Anamanaguchi, with Infinity Shred and Ovlov
May 16, 7:30 p.m., $10-$12, The Space, 295 Treadwell St., Bldg. H, Hamden, (203) 288-6400, thespacect.com, manicproductions.org.
Hey friend, let's start a band. OK, what instrument do you play? The Nintendo. Chiptune or 8-bit music is a genre where all or part of otherwise conventional popular music songs are played via a Nintendo NES, the original Nintendo system that just about everybody has spent some time with. I mean, Mario and Luigi are practically part of the family by now, right? Electronic music is just another of the myriad ways we satisfy (or torture, ahem, dubstep) our ears, and we're all already accustomed to the sounds of the glorious 8-bit tunes we grew up listening to via our video games. I'm sure some of us even listened to the start menus of certain games because there was no other way to hear that song we loved other than to record it onto a shitty cassette tape. But now we can get it in our indie rock, and for that we are stoked.
In New York City not so long ago, four dudes came together to form Anamanaguchi, an indie rock band soaked in chiptune with a lot of energy. They compose their tunes using both an NES and a program that emulates an old Amiga, a video game system put out by Commodore in the early 1990s. During a phone chat last week, drummer Luke Silas explained how the band recreates its music live. The songs that the band's head songwriter Pete Berkman writes via the Nintendo are exported in a Nintendo sound file and put on a special cartridge that the NES can read. "We press play, and it starts to play that track, and we try to keep up," Silas says, laughing.

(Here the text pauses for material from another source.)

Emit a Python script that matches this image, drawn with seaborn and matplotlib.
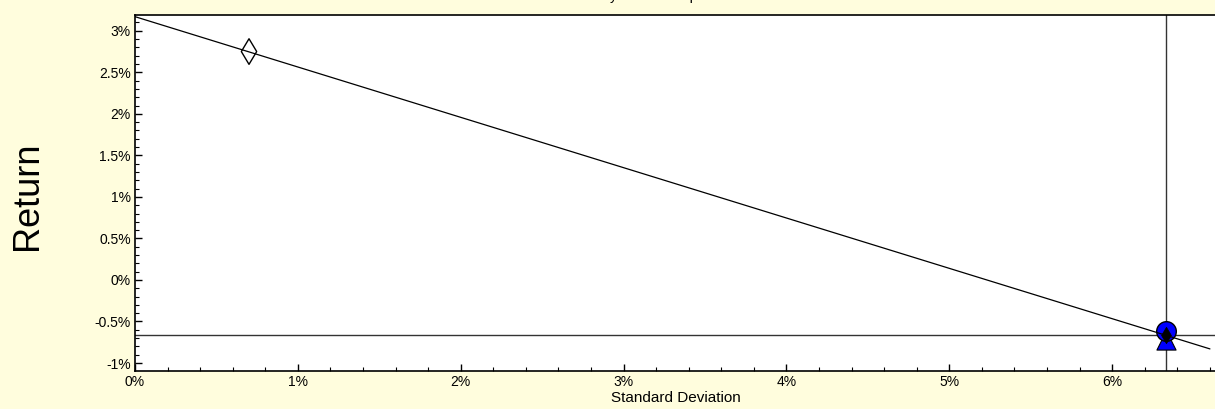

The foursome, which also includes James DeVito and Ary Warnaar, look like a regular old band otherwise, what with their drum set and guitars. But don't think that these guys just cracked out on video games forever and then decided to make some video game music one day. "We've always been much closer to Andrew WK than we are to like, fuckin', Pacman or whatever," Silas says. The use of electronic samples and instruments is not a single driving factor in what Anamanaguchi's songs sound like. In fact, there's a bit of a philosophical debate to be had over some of the requirements of a chiptune band. "If we were doing this all on synthesizers, with the same sounds, exactly the same songs, same structure, everything, but just using slightly different sounds, at what point would we not be a Nintendo band?" Silas says, when asked if the chiptune factor in the band's sound has influenced their writing style at all. "At what point would we not be chiptune? Where does the Ship of Theseus end?" After some thought Silas said he felt comfortable going on record to say that, because the sounds they use are a conscious decision, their writing is a product of what the band is, and not what they sound like.
Maybe some would be inclined to pass them over due to their sound, but they've found a fan in Bryan Lee O'Malley, the writer and creator of the Scott Pilgrim series. When the band got the call in the summer of 2009 from Ubisoft while out on tour, asking if they had any interest in providing a soundtrack to the Scott Pilgrim vs. The World video game, coinciding with the release of the similarly titled movie based on the books, they'd literally learned of the series' existence the night before. The four of them bought and read the books while on tour and went straight to work on the soundtrack once they got home. Silas has played the game, but can get tripped up thinking back to putting the music together. "I'm playing this game and all I can really think of is how silly it was to write this little part here," he says.
Anamanaguchi has just released its latest record, Endless Fantasy. Since they're flying solo on the label front, Anamanaguchi started a Kickstarter to help them fund the album's release after recording it themselves. Silas feels that bands who will only record and release an album after asking their fans to cough up the money to do so are "exploitative." They appreciate the ability to be able to work so closely with their fans, who they know will be down to help spread the music around.